Housing Committee bridges gap between tribe, members

Updated: Aug 9, 2018

Frankie Still



TAHLEQUAH – During its first nine months, the United Keetoowah Band of Cherokee Indians Housing Committee has become an important bridge between the housing needs of tribal members and the UKB Housing Department.

“Our (housing) applicants, it was just so hard for them to get assistance the way it's fixed, the policies,” said Committee Member Frankie Still. “A group of us decided to get together and tweaked a bunch of little policies so it was easier for our tribal members.”

The committee, created on October 14, 2017, includes Tribal Councilors Still, Willie Christie, Teresa Webber and Adalene Smith, as well as UKB Treasurer Ella Mae Worley and UKB Assistant Chief Jamie Thompson.

Their committee helps the Housing Department review housing applications and identify who is most in need.

“We go over our applications that we've received (with Housing) and we go over the policies and have our attorney here whenever there's something that may come up that she needs to address,” said Still. “You want to do stuff by the book when you're dealing with HUD (U.S. Department of Housing and Urban Development) money.”

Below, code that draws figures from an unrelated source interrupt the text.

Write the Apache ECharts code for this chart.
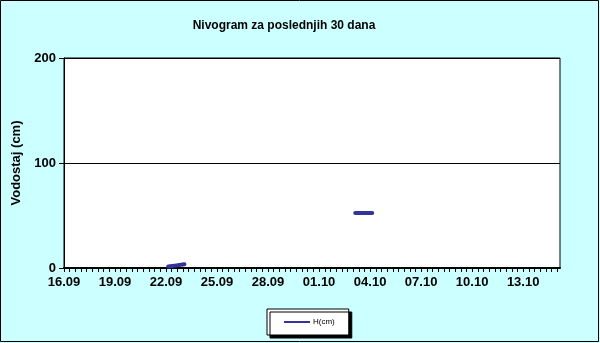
<!DOCTYPE html>
<html>
<head>
<meta charset="utf-8">
<script src="https://cdn.jsdelivr.net/npm/echarts@6/dist/echarts.min.js"></script>
<style>
html,body{margin:0;padding:0;background:#CCFFFF;}
#chart{width:600px;height:343px;}
</style>
</head>
<body>
<div id="chart"></div>
<script>
// x unit: hours since 16.09 00:00
const tickLabels = ['16.09','19.09','22.09','25.09','28.09','01.10','04.10','07.10','10.10','13.10'];
const hours = [147, 153, 159, 165, 170, 290, 411, 417, 423, 429, 435];
const levels = [1.5, 2, 2.5, 3, 3.5, null, 52.5, 52.5, 52.5, 52.5, 52.5];
const seriesName = 'H(cm)';
const titleText = 'Nivogram za poslednjih 30 dana';
const yName = 'Vodostaj (cm)';

const data = hours.map((h, i) => [h, levels[i] === null ? '-' : levels[i]]);
const FONT = 'Liberation Sans, Arial, sans-serif';

const chart = echarts.init(document.getElementById('chart'));
chart.setOption({
  backgroundColor: '#CCFFFF',
  animation: false,
  title: {
    text: titleText,
    left: 279, top: 15, textAlign: 'center',
    textStyle: {fontFamily: FONT, fontWeight: 'bold', fontSize: 12, color: '#000'}
  },
  grid: {
    left: 64, right: 40, top: 58, bottom: 75,
    show: true, backgroundColor: '#fff', borderColor: '#000', borderWidth: 1
  },
  legend: {
    left: 267, top: 309,
    padding: [9, 14, 9, 17],
    backgroundColor: '#fff', borderColor: '#000', borderWidth: 1,
    shadowColor: '#000', shadowBlur: 0, shadowOffsetX: 3, shadowOffsetY: 3,
    icon: 'rect', itemWidth: 26, itemHeight: 2, itemGap: 0,
    textStyle: {fontFamily: FONT, fontSize: 8, color: '#000', padding: [0, 0, 0, -2]},
    data: [seriesName]
  },
  xAxis: {
    type: 'value', min: 0, max: 700, interval: 8,
    axisLine: {show: true, lineStyle: {color: '#000', width: 2}},
    axisTick: {show: true, length: 4, lineStyle: {color: '#000', width: 1}},
    splitLine: {show: false},
    axisLabel: {
      fontFamily: FONT, fontWeight: 'bold', fontSize: 13, color: '#000', margin: 8,
      showMaxLabel: false,
      formatter: v => (v % 72 === 0 && tickLabels[v / 72] !== undefined) ? tickLabels[v / 72] : ''
    }
  },
  yAxis: {
    type: 'value', min: 0, max: 200, interval: 100,
    name: yName, nameLocation: 'middle', nameRotate: 90, nameGap: 40,
    nameTextStyle: {fontFamily: FONT, fontWeight: 'bold', fontSize: 13, color: '#000'},
    axisLine: {show: true, lineStyle: {color: '#000', width: 1}},
    axisTick: {show: true, length: 5, lineStyle: {color: '#000'}},
    splitLine: {show: true, lineStyle: {color: '#000', width: 1}},
    axisLabel: {fontFamily: FONT, fontWeight: 'bold', fontSize: 13, color: '#000', margin: 8}
  },
  series: [{
    name: seriesName, type: 'line', data: data,
    showSymbol: false, symbol: 'none', connectNulls: false,
    itemStyle: {color: '#333399'},
    lineStyle: {color: '#333399', width: 4, cap: 'round', join: 'round'}
  }],
  graphic: [{
    type: 'rect', shape: {x: 0.5, y: 0.5, width: 598, height: 341},
    style: {fill: null, stroke: '#000', lineWidth: 1}, silent: true
  }]
});
</script>
</body>
</html>
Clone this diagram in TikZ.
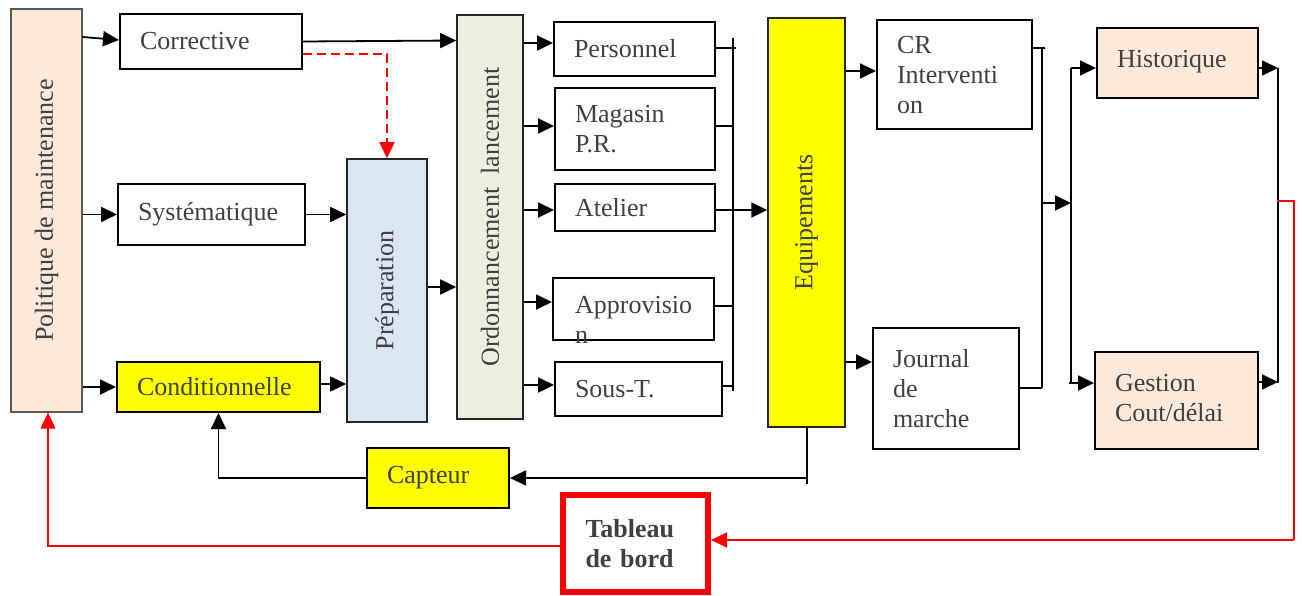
\documentclass[tikz,border=0pt]{standalone}
\usepackage{fontspec}
\setmainfont{Liberation Serif}
\usetikzlibrary{arrows.meta}
\definecolor{txt}{HTML}{404040}
\definecolor{peach}{HTML}{FDE9D9}
\definecolor{bluebox}{HTML}{DCE6F2}
\definecolor{greenbox}{HTML}{EBEFDF}
\definecolor{yel}{HTML}{FFFF00}
\definecolor{rd}{HTML}{FF0000}
\tikzset{
  box/.style={draw=black, line width=2pt, rectangle, inner ysep=0pt, inner xsep=20pt,
    align=left, text=txt, font=\fontsize{26}{30}\selectfont},
  vbox/.style={draw=black!85, line width=1.6pt, rectangle, inner sep=0pt,
    align=center, text=txt, font=\fontsize{26}{30}\selectfont},
  lbl/.style={inner sep=0pt, text=txt, font=\fontsize{26}{30}\selectfont},
  arr/.style={line width=1.8pt, -{Triangle[length=16pt,width=15pt]}},
  ln/.style={line width=1.3pt},
  redarr/.style={draw=rd, line width=1.2pt, -{Triangle[length=16pt,width=15pt]}},
  redln/.style={draw=rd, line width=1.2pt},
  reddash/.style={draw=rd, line width=1.3pt, dash pattern=on 9pt off 5pt, -{Triangle[length=16pt,width=15pt]}},
}
\begin{document}
\begin{tikzpicture}[x=1pt,y=-1pt]
\useasboundingbox (0,0) rectangle (1302,596);

% left column
\node[vbox, draw=black!65, line width=1.3pt, fill=peach, minimum width=71pt, minimum height=403pt] (pol) at (46.5,210.5) {\rotatebox{90}{Politique de maintenance}};
\node[box, minimum width=182pt, minimum height=55pt, text width=142pt] (corr) at (211,41.5) {Corrective};
\node[box, minimum width=187pt, minimum height=61pt, text width=147pt] (syst) at (211.5,214.5) {Systématique};
\node[box, fill=yel, minimum width=203pt, minimum height=50pt, text width=163pt] (cond) at (218.5,387) {Conditionnelle};
\node[vbox, fill=bluebox, minimum width=80pt, minimum height=263pt] (prep) at (387,290.5) {\rotatebox{90}{Préparation}};
\node[vbox, fill=greenbox, minimum width=66pt, minimum height=404pt] (ord) at (490,217) {\rotatebox{90}{Ordonnancement\ \ lancement}};

% resources
\node[box, minimum width=161pt, minimum height=54pt, text width=121pt] (pers) at (634.5,49) {Personnel};
\node[box, minimum width=160pt, minimum height=82pt, text width=120pt] (mag) at (635,129) {Magasin\\P.R.};
\node[box, minimum width=160pt, minimum height=47pt, text width=120pt] (atel) at (635,207.5) {Atelier};
\node[box, minimum width=161pt, minimum height=62pt] (appro) at (633.5,309) {};
\node[lbl, anchor=base west] (approt1) at (575,313) {Approvisio};
\node[lbl, anchor=base west] (approt2) at (575,343) {n};
\node[box, minimum width=167pt, minimum height=54pt, text width=127pt] (sous) at (638.5,389) {Sous-T.};

% equipment and outputs
\node[vbox, fill=yel, line width=1.4pt, minimum width=77pt, minimum height=409pt] (equip) at (806.5,222.5) {\rotatebox{90}{Equipements}};
\node[box, minimum width=155pt, minimum height=109pt, text width=115pt] (cr) at (954.5,75) {CR\\Interventi\\on};
\node[box, minimum width=146pt, minimum height=121pt, text width=106pt] (jour) at (946,388.5) {Journal\\de\\marche};
\node[box, fill=peach, minimum width=161pt, minimum height=70pt, text width=121pt] (hist) at (1177.5,63) {\raisebox{9pt}{Historique}};
\node[box, fill=peach, minimum width=163pt, minimum height=97pt, text width=123pt] (gest) at (1176.5,400.5) {\raisebox{9pt}{\begin{tabular}{@{}l@{}}Gestion\\Cout/délai\end{tabular}}};
\node[box, fill=yel, minimum width=142pt, minimum height=60pt, text width=102pt] (capt) at (438,478) {Capteur};
\node[box, draw=rd, line width=6pt, minimum width=145pt, minimum height=97pt, text width=100pt, inner xsep=22pt, font=\fontsize{26}{30}\selectfont\bfseries] (tab) at (635.5,543.5) {Tableau\\de bord};

% connectors from politique
\draw[arr] (pol.east |- 0,37) -- (corr.west |- 0,40);
\draw[arr] (pol.east |- syst.west) -- (syst.west);
\draw[arr] (pol.east |- cond.west) -- (cond.west);

% into preparation / ordonnancement
\draw[arr] (corr.east) -- (ord.west |- 0,40.5);
\draw[reddash] (corr.east |- 0,54) -| (prep.north);
\draw[arr] (syst.east) -- (prep.west |- syst.east);
\draw[arr] (cond.east |- 0,384) -- (prep.west |- 0,384);
\draw[arr] (prep.east |- 0,287) -- (ord.west |- 0,287);

% ordonnancement to resources
\draw[arr] (ord.east |- 0,43) -- (pers.west |- 0,43);
\draw[arr] (ord.east |- 0,126) -- (mag.west |- 0,126);
\draw[arr] (ord.east |- 0,210) -- (atel.west |- 0,210);
\draw[arr] (ord.east |- 0,302) -- (appro.west |- 0,302);
\draw[arr] (ord.east |- 0,385) -- (sous.west |- 0,385);

% bus 1
\coordinate (b1t) at (733,38);
\coordinate (b1b) at (733,391);
\draw[ln] (b1t) -- (b1b);
\draw[ln] (pers.east |- 0,48) -- ([xshift=3pt]b1t |- 0,48);
\draw[ln] (mag.east |- 0,126) -- (b1t |- 0,126);
\draw[ln] (appro.east |- 0,306) -- (b1t |- 0,306);
\draw[ln] (sous.east |- 0,386) -- (b1t |- 0,386);
\draw[ln] (atel.east |- 0,210) -- (b1t |- 0,210);
\draw[arr] (b1t |- 0,210) -- (equip.west |- 0,210);

% equipment outputs
\draw[arr] (equip.east |- 0,71) -- (cr.west |- 0,71);
\draw[arr] (equip.east |- 0,362) -- (jour.west |- 0,362);
\coordinate (eqb) at (807,484);
\draw[ln] (equip.south -| eqb) -- (eqb);
\draw[arr] (eqb |- capt.east) -- (capt.east);
\draw[arr] (capt.west) -| (cond.south);

% bus 2 and 3
\coordinate (b2t) at (1042,48);
\coordinate (b2b) at (1042,388);
\draw[ln] (b2t) -- (b2b);
\draw[ln] (cr.east |- b2t) -- ([xshift=3pt]b2t);
\draw[ln] (jour.east |- b2b) -- (b2b);
\coordinate (b3t) at (1071,68);
\coordinate (b3b) at (1071,383);
\draw[ln] (b3t) -- (b3b);
\draw[arr] ([xshift=-1pt]b2t |- 0,203) -- (b3t |- 0,203);
\draw[arr] (b3t) -- (hist.west |- b3t);
\draw[arr] ([xshift=-2pt]b3b) -- (gest.west |- b3b);

% right collector
\coordinate (rt) at (1278,68);
\coordinate (rb) at (1278,383);
\draw[ln] (rt) -- (rb);
\draw[arr] (hist.east |- rt) -- (rt);
\draw[arr] (gest.east |- 0,382) -- (rb |- 0,382);

% red feedback
\coordinate (r1) at (1277,201);
\coordinate (r2) at (1294,201);
\coordinate (r3) at (1294,540);
\draw[redln] (r1) -- (r2) -- (r3);
\draw[redarr] (r3) -- (tab.east |- r3);
\draw[redarr] (tab.west |- 0,546) -| ([xshift=1.5pt]pol.south);
\end{tikzpicture}
\end{document}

Since its inception, the committee has helped raised the College Rental Assistance Program funding from $1,200 per semester to $2,000, and assisted with creating the Elder Home Project.

“We just had so many people out here that need the help, especially the elders,” said Still. “There were sometimes that people would come in and need a little bit of something to get the assistance and they couldn't get it.”

Still said he also became involved because information on housing programs was not being given to members.

“This stuff was not being brought out to the people, so now we're getting it out there to the people and they're figuring out what can be done and what we're doing,” he said. “If there's things still missing then I'll go back to those people as a council person and try to get this stuff gathered up. That's what was missing here, people who were willing to work.”

Still said he was “proud” of the committee.

“They truly have the best interest of the people in mind. We do this in our time. We don't get paid for what we do. We want to see people get the help that they need.”